Plenty of scientists are religious and even more are not, but whatever their beliefs, most have the common sense to separate their moral universe from their daily work. George Bush might deplore stem-cell research and doubt evolution in order to placate the born-again, but Richard Dawkins, who often takes ferocious swipes at him, does so on grounds of loathing rather than by using a spurious scientific argument.

Not everyone is so careful. Historians at Imperial College London are well into the project of putting one great scientist's neglected views about religion on to the web. They are lengthy indeed, adding up to almost three million words, with writings such as"Observations upon The Power of the Eleventh Horn of Daniel's fourth Beast to change times and laws" and"Of the Kingdoms represented in Daniel by the Ram and the He-Goat".

They are the work of Sir Isaac Newton, who wrote much more about philosophy than physics. Imperial College's Newton Project hopes to make public all the great scientist's forgotten manuscripts, most of which are hidden away in obscure libraries or - as they once seemed heretical - were kept secret. Newton's interest was in using scientific analysis to prove that the Pope was the Antichrist and that all Catholics were damned and, to his own satisfaction at least, he succeeded. Like his Cambridge successor Stephen Hawking, he believed that through physics one could know the mind of God (although Newton really believed it and was not inveigled into the phrase by his publisher).

Mathematics had, after all, uncovered the secrets of the book of God's works, the Universe, and must be able to do the same for the book of God's words, the Bible, which Newton called a history of things to come.

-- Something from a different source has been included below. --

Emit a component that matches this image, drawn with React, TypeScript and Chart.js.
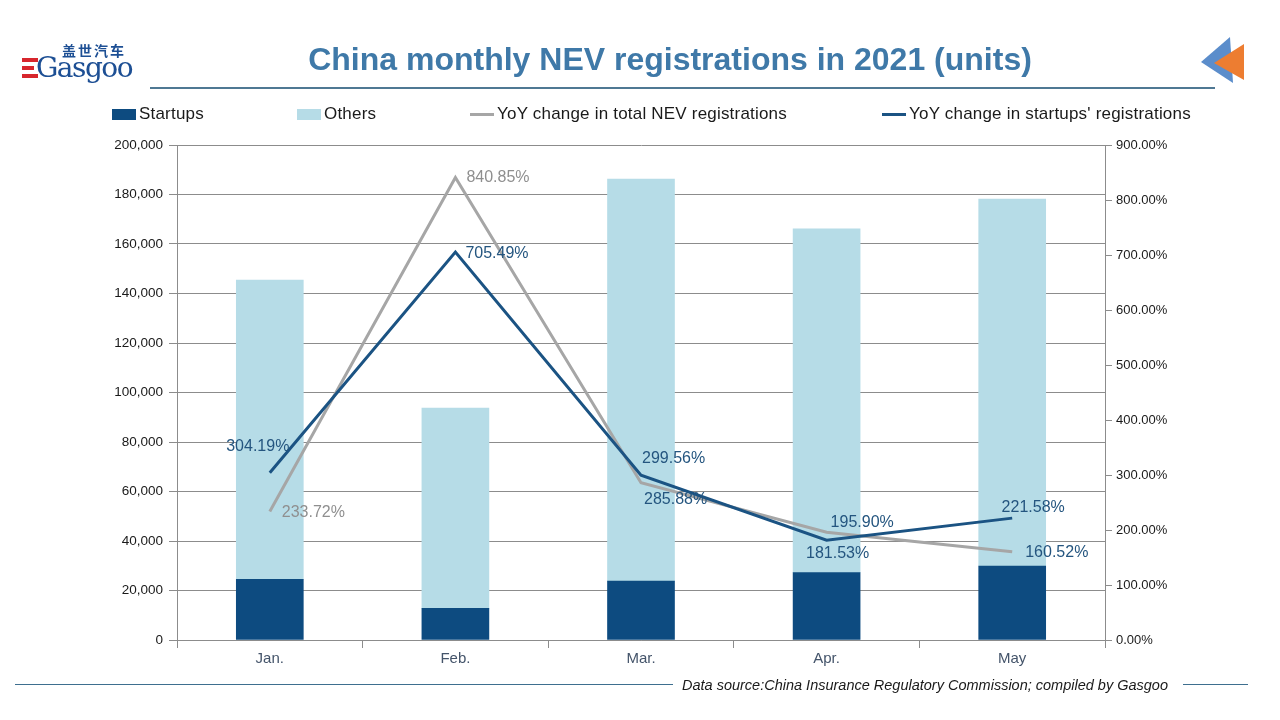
import React, { useEffect, useRef } from "react";
import { Chart, registerables } from "chart.js";

Chart.register(...registerables);

const months = ["Jan.", "Feb.", "Mar.", "Apr.", "May"];
const startups = [24500, 12800, 23800, 27200, 29900];
const others = [120900, 80900, 162400, 138900, 148300];
const yoyTotal = [233.72, 840.85, 285.88, 195.9, 160.52];
const yoyStartups = [304.19, 705.49, 299.56, 181.53, 221.58];

const leftMax = 200000;
const leftStep = 20000;
const rightMax = 900;
const rightStep = 100;

const seriesNames = [
  "Startups",
  "Others",
  "YoY change in total NEV registrations",
  "YoY change in startups' registrations",
];

const FONT = "'Liberation Sans', Arial, sans-serif";
const C_START = "#0d4b80";
const C_OTHER = "#b6dce7";
const C_GRAY = "#a6a6a6";
const C_BLUE = "#1b5383";
const C_LBL_BLUE = "#24557f";
const C_LBL_GRAY = "#8f8f8f";

// label placement (style only): [dx, dy, align, color]
const totalLabelStyle: [number, number, CanvasTextAlign, string][] = [
  [12, 1, "left", C_LBL_GRAY],
  [11, 0, "left", C_LBL_GRAY],
  [3, 17, "left", C_LBL_BLUE],
  [4, -10, "left", C_LBL_BLUE],
  [13, 1, "left", C_LBL_BLUE],
];
const startLabelStyle: [number, number, CanvasTextAlign, string][] = [
  [-12, -26, "center", C_LBL_BLUE],
  [10, 2, "left", C_LBL_BLUE],
  [1, -17, "left", C_LBL_BLUE],
  [11, 13, "center", C_LBL_BLUE],
  [21, -11, "center", C_LBL_BLUE],
];

const labelPlugin = {
  id: "pctLabels",
  afterDatasetsDraw(chart: any) {
    const ctx = chart.ctx;
    ctx.save();
    ctx.font = `16px ${FONT}`;
    ctx.textBaseline = "middle";
    const sets: [number, number[], typeof totalLabelStyle][] = [
      [2, yoyTotal, totalLabelStyle],
      [3, yoyStartups, startLabelStyle],
    ];
    sets.forEach(([idx, vals, styles]) => {
      const meta = chart.getDatasetMeta(idx);
      meta.data.forEach((pt: any, i: number) => {
        const [dx, dy, align, color] = styles[i];
        ctx.fillStyle = color;
        ctx.textAlign = align;
        ctx.fillText(vals[i].toFixed(2) + "%", pt.x + dx, pt.y + dy);
      });
    });
    ctx.restore();
  },
};

export default function App() {
  const ref = useRef<HTMLCanvasElement | null>(null);

  useEffect(() => {
    if (!ref.current) return;
    const chart = new Chart(ref.current, {
      type: "bar",
      data: {
        labels: months,
        datasets: [
          {
            type: "bar",
            label: seriesNames[0],
            data: startups,
            backgroundColor: C_START,
            yAxisID: "y",
            order: 2,
            barThickness: 67,
          },
          {
            type: "bar",
            label: seriesNames[1],
            data: others,
            backgroundColor: C_OTHER,
            yAxisID: "y",
            order: 2,
            barThickness: 67,
          },
          {
            type: "line",
            label: seriesNames[2],
            data: yoyTotal,
            borderColor: C_GRAY,
            backgroundColor: C_GRAY,
            borderWidth: 3,
            pointRadius: 0,
            tension: 0,
            yAxisID: "y1",
            order: 1,
          },
          {
            type: "line",
            label: seriesNames[3],
            data: yoyStartups,
            borderColor: C_BLUE,
            backgroundColor: C_BLUE,
            borderWidth: 3,
            pointRadius: 0,
            tension: 0,
            yAxisID: "y1",
            order: 0,
          },
        ],
      } as any,
      options: {
        animation: false,
        responsive: false,
        maintainAspectRatio: false,
        layout: { padding: { top: 145, left: 0, right: 0, bottom: 0 } },
        plugins: {
          legend: { display: false },
          tooltip: { enabled: false },
          title: { display: false },
        },
        scales: {
          x: {
            stacked: true,
            offset: true,
            grid: {
              offset: true,
              drawOnChartArea: false,
              drawTicks: true,
              tickLength: 8,
              color: "#8c8c8c",
            },
            border: { color: "#8c8c8c" },
            ticks: {
              font: { family: FONT, size: 15 },
              color: "#44546a",
              padding: 2,
            },
            afterFit: (s: any) => {
              s.height = 80;
            },
          },
          y: {
            stacked: true,
            position: "left",
            min: 0,
            max: leftMax,
            grid: {
              color: "#8c8c8c",
              tickLength: 8,
              drawTicks: true,
            },
            border: { color: "#8c8c8c" },
            ticks: {
              stepSize: leftStep,
              font: { family: FONT, size: 13.5 },
              color: "#1a1a1a",
              padding: 6,
              callback: (v: any) => Number(v).toLocaleString("en-US"),
            },
            afterFit: (s: any) => {
              s.width = 177;
            },
          },
          y1: {
            position: "right",
            min: 0,
            max: rightMax,
            grid: {
              drawOnChartArea: false,
              color: "#8c8c8c",
              tickLength: 7,
              drawTicks: true,
            },
            border: { color: "#8c8c8c" },
            ticks: {
              stepSize: rightStep,
              font: { family: FONT, size: 13 },
              color: "#1a1a1a",
              padding: 4,
              callback: (v: any) => Number(v).toFixed(2) + "%",
            },
            afterFit: (s: any) => {
              s.width = 175;
            },
          },
        },
      } as any,
      plugins: [labelPlugin],
    });
    return () => chart.destroy();
  }, []);

  const legendItem = (
    x: number,
    kind: "box" | "line",
    color: string,
    text: string
  ) => (
    <div
      key={text}
      style={{
        position: "absolute",
        left: x,
        top: 104,
        height: 20,
        display: "flex",
        alignItems: "center",
        whiteSpace: "nowrap",
      }}
    >
      <div
        style={{
          width: 24,
          height: kind === "box" ? 11 : 3,
          background: color,
          marginRight: 3,
        }}
      />
      <span style={{ fontSize: 17, letterSpacing: 0.2, color: "#1a1a1a" }}>{text}</span>
    </div>
  );

  return (
    <div
      style={{
        position: "fixed",
        left: 0,
        top: 0,
        width: 1280,
        height: 720,
        background: "#ffffff",
        fontFamily: FONT,
        overflow: "hidden",
      }}
    >
      <canvas
        ref={ref}
        width={1280}
        height={720}
        style={{ position: "absolute", left: 0, top: 0, width: 1280, height: 720 }}
      />
      {/* logo */}
      <div style={{ position: "absolute", left: 22, top: 58, display: "flex", flexDirection: "column", gap: 4 }}>
        <div style={{ width: 16, height: 4, background: "#d7262d" }} />
        <div style={{ width: 12, height: 4, background: "#d7262d" }} />
        <div style={{ width: 16, height: 4, background: "#d7262d" }} />
      </div>
      <div
        style={{
          position: "absolute",
          left: 62,
          top: 42,
          fontSize: 14,
          fontWeight: "bold",
          color: "#1d4f94",
          fontFamily: "'Noto Sans CJK SC', sans-serif",
          letterSpacing: 2,
          lineHeight: "16px",
        }}
      >
        盖世汽车
      </div>
      <div
        style={{
          position: "absolute",
          left: 36,
          top: 52,
          fontSize: 28,
          color: "#1d4f94",
          fontFamily: "'DejaVu Serif', serif",
          lineHeight: "32px",
          letterSpacing: -1.5,
        }}
      >
        Gasgoo
      </div>
      {/* title */}
      <div
        style={{
          position: "absolute",
          left: 0,
          width: 1340,
          top: 40,
          textAlign: "center",
          fontSize: 32,
          fontWeight: "bold",
          color: "#3f79a8",
          lineHeight: "38px",
        }}
      >
        China monthly NEV registrations in 2021 (units)
      </div>
      <div style={{ position: "absolute", left: 150, top: 87, width: 1065, height: 2, background: "#4f7893" }} />
      {/* corner triangles */}
      <svg style={{ position: "absolute", left: 0, top: 0 }} width={1280} height={100}>
        <polygon points="1201,62 1230,37 1233,83" fill="#5b8dcb" />
        <polygon points="1214,63 1244,44 1244,80" fill="#ed7d31" />
      </svg>
      {/* legend */}
      {legendItem(112, "box", C_START, seriesNames[0])}
      {legendItem(297, "box", C_OTHER, seriesNames[1])}
      {legendItem(470, "line", C_GRAY, seriesNames[2])}
      {legendItem(882, "line", C_BLUE, seriesNames[3])}
      {/* footer */}
      <div style={{ position: "absolute", left: 15, top: 684, width: 658, height: 1, background: "#3e6f8f" }} />
      <div style={{ position: "absolute", left: 1183, top: 684, width: 65, height: 1, background: "#3e6f8f" }} />
      <div
        style={{
          position: "absolute",
          left: 682,
          top: 676,
          fontSize: 14.5,
          fontStyle: "italic",
          color: "#1a1a1a",
          whiteSpace: "nowrap",
          lineHeight: "18px",
        }}
      >
        Data source:China Insurance Regulatory Commission; compiled by Gasgoo
      </div>
    </div>
  );
}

Some of his predictions are precise: thus, this month's installment from the Newton Project tells us, his sums prove that"We have no reason to suppose more Apocalyptic Whores than one" (which I find oddly comforting). Other forecasts are just as confident but, if true, should fill the reader with concern. At one point Newton calculates the date of Armageddon. He uses a biblical phrase,"time, times, and a half" (interpreted as a year, two years, and a half) - and turned those 1,260 days into years. In AD800, Charlemagne was crowned emperor of Rome by the Pope: the moment at which, he thought, the Church fell into corruption. Add the two figures together and we get to the day of reckoning in the alarmingly near future, in 2060, little more than half a century away.